__Recorded data__:
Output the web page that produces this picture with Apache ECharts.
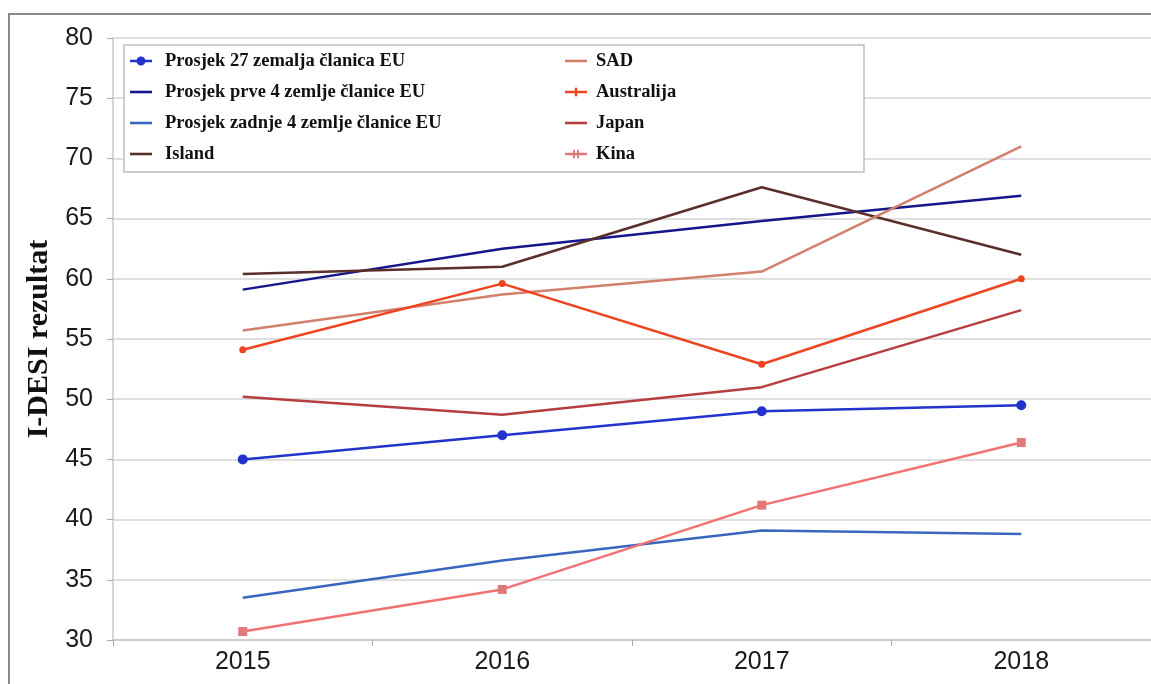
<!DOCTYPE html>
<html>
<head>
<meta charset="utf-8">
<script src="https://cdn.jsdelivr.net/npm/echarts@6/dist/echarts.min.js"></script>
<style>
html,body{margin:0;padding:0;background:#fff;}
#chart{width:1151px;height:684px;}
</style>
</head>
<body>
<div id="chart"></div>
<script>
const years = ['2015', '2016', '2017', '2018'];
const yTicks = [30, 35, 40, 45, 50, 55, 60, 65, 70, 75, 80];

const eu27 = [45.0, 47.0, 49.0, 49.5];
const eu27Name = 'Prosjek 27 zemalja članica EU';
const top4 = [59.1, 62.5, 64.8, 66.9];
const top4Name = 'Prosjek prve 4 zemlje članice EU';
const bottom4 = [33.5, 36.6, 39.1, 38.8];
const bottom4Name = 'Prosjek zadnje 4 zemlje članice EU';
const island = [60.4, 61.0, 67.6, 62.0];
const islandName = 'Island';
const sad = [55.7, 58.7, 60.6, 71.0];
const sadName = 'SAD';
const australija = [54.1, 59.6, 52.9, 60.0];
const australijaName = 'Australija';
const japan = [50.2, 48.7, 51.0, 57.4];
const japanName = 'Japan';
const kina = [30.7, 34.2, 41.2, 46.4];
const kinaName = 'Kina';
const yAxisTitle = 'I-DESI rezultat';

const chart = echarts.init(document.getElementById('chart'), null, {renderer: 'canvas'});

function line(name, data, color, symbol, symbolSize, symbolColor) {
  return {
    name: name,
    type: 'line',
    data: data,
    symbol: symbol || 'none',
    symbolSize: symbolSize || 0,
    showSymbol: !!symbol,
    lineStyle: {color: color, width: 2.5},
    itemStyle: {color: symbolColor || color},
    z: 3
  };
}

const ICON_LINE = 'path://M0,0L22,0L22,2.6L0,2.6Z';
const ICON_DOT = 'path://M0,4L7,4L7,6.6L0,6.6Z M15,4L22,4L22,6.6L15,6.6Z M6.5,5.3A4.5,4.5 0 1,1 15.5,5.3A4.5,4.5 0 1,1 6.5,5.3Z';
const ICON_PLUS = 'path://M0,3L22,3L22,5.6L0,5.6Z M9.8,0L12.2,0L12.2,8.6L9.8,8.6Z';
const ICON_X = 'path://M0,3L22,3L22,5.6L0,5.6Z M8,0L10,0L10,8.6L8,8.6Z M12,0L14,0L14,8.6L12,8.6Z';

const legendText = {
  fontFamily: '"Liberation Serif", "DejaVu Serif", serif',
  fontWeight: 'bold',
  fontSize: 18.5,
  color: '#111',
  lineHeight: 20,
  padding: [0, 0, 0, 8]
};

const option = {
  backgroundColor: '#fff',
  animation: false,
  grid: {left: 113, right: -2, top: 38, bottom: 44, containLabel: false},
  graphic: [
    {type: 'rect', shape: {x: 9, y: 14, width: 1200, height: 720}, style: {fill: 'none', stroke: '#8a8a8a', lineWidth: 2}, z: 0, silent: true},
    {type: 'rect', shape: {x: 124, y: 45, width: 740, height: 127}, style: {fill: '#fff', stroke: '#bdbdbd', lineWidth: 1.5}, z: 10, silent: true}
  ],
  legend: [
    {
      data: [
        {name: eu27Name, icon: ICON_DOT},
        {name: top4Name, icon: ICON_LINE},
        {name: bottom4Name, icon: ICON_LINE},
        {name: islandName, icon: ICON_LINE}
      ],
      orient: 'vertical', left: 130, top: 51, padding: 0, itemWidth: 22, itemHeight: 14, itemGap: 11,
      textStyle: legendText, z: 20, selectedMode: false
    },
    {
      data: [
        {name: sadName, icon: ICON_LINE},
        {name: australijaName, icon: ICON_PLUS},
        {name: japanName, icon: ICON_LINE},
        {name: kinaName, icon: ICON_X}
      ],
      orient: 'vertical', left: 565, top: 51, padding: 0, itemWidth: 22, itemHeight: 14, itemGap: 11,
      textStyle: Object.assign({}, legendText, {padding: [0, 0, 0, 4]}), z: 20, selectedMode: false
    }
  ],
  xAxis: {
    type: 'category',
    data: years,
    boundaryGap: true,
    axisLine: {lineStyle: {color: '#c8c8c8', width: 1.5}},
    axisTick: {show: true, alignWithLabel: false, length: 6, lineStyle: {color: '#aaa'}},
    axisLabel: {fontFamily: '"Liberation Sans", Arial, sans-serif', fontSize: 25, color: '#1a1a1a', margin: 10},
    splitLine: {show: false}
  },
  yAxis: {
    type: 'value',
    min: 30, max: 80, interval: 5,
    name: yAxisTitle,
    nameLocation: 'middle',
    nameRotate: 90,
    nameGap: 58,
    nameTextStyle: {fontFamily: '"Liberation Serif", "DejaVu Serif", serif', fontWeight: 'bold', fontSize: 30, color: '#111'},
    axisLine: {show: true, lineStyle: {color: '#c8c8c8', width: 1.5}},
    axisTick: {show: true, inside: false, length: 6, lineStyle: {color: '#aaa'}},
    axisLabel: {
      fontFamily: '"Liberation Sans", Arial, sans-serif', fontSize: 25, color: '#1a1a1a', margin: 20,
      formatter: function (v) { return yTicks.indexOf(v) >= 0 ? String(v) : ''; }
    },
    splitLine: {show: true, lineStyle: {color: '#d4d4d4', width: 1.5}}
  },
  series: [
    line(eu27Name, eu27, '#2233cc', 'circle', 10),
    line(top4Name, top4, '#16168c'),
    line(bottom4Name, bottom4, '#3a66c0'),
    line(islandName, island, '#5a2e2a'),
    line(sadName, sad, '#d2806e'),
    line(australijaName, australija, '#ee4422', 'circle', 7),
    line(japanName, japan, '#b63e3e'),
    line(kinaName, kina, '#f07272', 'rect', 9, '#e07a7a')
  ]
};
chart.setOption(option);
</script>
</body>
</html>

__Task to carry out__: Reproduce all of the material above word for word. Omit the pictures.

__Result for this task__:
Output the web page that produces this picture with Apache ECharts.
<!DOCTYPE html>
<html>
<head>
<meta charset="utf-8">
<script src="https://cdn.jsdelivr.net/npm/echarts@6/dist/echarts.min.js"></script>
<style>
html,body{margin:0;padding:0;background:#fff;}
#chart{width:1151px;height:684px;}
</style>
</head>
<body>
<div id="chart"></div>
<script>
const years = ['2015', '2016', '2017', '2018'];
const yTicks = [30, 35, 40, 45, 50, 55, 60, 65, 70, 75, 80];

const eu27 = [45.0, 47.0, 49.0, 49.5];
const eu27Name = 'Prosjek 27 zemalja članica EU';
const top4 = [59.1, 62.5, 64.8, 66.9];
const top4Name = 'Prosjek prve 4 zemlje članice EU';
const bottom4 = [33.5, 36.6, 39.1, 38.8];
const bottom4Name = 'Prosjek zadnje 4 zemlje članice EU';
const island = [60.4, 61.0, 67.6, 62.0];
const islandName = 'Island';
const sad = [55.7, 58.7, 60.6, 71.0];
const sadName = 'SAD';
const australija = [54.1, 59.6, 52.9, 60.0];
const australijaName = 'Australija';
const japan = [50.2, 48.7, 51.0, 57.4];
const japanName = 'Japan';
const kina = [30.7, 34.2, 41.2, 46.4];
const kinaName = 'Kina';
const yAxisTitle = 'I-DESI rezultat';

const chart = echarts.init(document.getElementById('chart'), null, {renderer: 'canvas'});

function line(name, data, color, symbol, symbolSize, symbolColor) {
  return {
    name: name,
    type: 'line',
    data: data,
    symbol: symbol || 'none',
    symbolSize: symbolSize || 0,
    showSymbol: !!symbol,
    lineStyle: {color: color, width: 2.5},
    itemStyle: {color: symbolColor || color},
    z: 3
  };
}

const ICON_LINE = 'path://M0,0L22,0L22,2.6L0,2.6Z';
const ICON_DOT = 'path://M0,4L7,4L7,6.6L0,6.6Z M15,4L22,4L22,6.6L15,6.6Z M6.5,5.3A4.5,4.5 0 1,1 15.5,5.3A4.5,4.5 0 1,1 6.5,5.3Z';
const ICON_PLUS = 'path://M0,3L22,3L22,5.6L0,5.6Z M9.8,0L12.2,0L12.2,8.6L9.8,8.6Z';
const ICON_X = 'path://M0,3L22,3L22,5.6L0,5.6Z M8,0L10,0L10,8.6L8,8.6Z M12,0L14,0L14,8.6L12,8.6Z';

const legendText = {
  fontFamily: '"Liberation Serif", "DejaVu Serif", serif',
  fontWeight: 'bold',
  fontSize: 18.5,
  color: '#111',
  lineHeight: 20,
  padding: [0, 0, 0, 8]
};

const option = {
  backgroundColor: '#fff',
  animation: false,
  grid: {left: 113, right: -2, top: 38, bottom: 44, containLabel: false},
  graphic: [
    {type: 'rect', shape: {x: 9, y: 14, width: 1200, height: 720}, style: {fill: 'none', stroke: '#8a8a8a', lineWidth: 2}, z: 0, silent: true},
    {type: 'rect', shape: {x: 124, y: 45, width: 740, height: 127}, style: {fill: '#fff', stroke: '#bdbdbd', lineWidth: 1.5}, z: 10, silent: true}
  ],
  legend: [
    {
      data: [
        {name: eu27Name, icon: ICON_DOT},
        {name: top4Name, icon: ICON_LINE},
        {name: bottom4Name, icon: ICON_LINE},
        {name: islandName, icon: ICON_LINE}
      ],
      orient: 'vertical', left: 130, top: 51, padding: 0, itemWidth: 22, itemHeight: 14, itemGap: 11,
      textStyle: legendText, z: 20, selectedMode: false
    },
    {
      data: [
        {name: sadName, icon: ICON_LINE},
        {name: australijaName, icon: ICON_PLUS},
        {name: japanName, icon: ICON_LINE},
        {name: kinaName, icon: ICON_X}
      ],
      orient: 'vertical', left: 565, top: 51, padding: 0, itemWidth: 22, itemHeight: 14, itemGap: 11,
      textStyle: Object.assign({}, legendText, {padding: [0, 0, 0, 4]}), z: 20, selectedMode: false
    }
  ],
  xAxis: {
    type: 'category',
    data: years,
    boundaryGap: true,
    axisLine: {lineStyle: {color: '#c8c8c8', width: 1.5}},
    axisTick: {show: true, alignWithLabel: false, length: 6, lineStyle: {color: '#aaa'}},
    axisLabel: {fontFamily: '"Liberation Sans", Arial, sans-serif', fontSize: 25, color: '#1a1a1a', margin: 10},
    splitLine: {show: false}
  },
  yAxis: {
    type: 'value',
    min: 30, max: 80, interval: 5,
    name: yAxisTitle,
    nameLocation: 'middle',
    nameRotate: 90,
    nameGap: 58,
    nameTextStyle: {fontFamily: '"Liberation Serif", "DejaVu Serif", serif', fontWeight: 'bold', fontSize: 30, color: '#111'},
    axisLine: {show: true, lineStyle: {color: '#c8c8c8', width: 1.5}},
    axisTick: {show: true, inside: false, length: 6, lineStyle: {color: '#aaa'}},
    axisLabel: {
      fontFamily: '"Liberation Sans", Arial, sans-serif', fontSize: 25, color: '#1a1a1a', margin: 20,
      formatter: function (v) { return yTicks.indexOf(v) >= 0 ? String(v) : ''; }
    },
    splitLine: {show: true, lineStyle: {color: '#d4d4d4', width: 1.5}}
  },
  series: [
    line(eu27Name, eu27, '#2233cc', 'circle', 10),
    line(top4Name, top4, '#16168c'),
    line(bottom4Name, bottom4, '#3a66c0'),
    line(islandName, island, '#5a2e2a'),
    line(sadName, sad, '#d2806e'),
    line(australijaName, australija, '#ee4422', 'circle', 7),
    line(japanName, japan, '#b63e3e'),
    line(kinaName, kina, '#f07272', 'rect', 9, '#e07a7a')
  ]
};
chart.setOption(option);
</script>
</body>
</html>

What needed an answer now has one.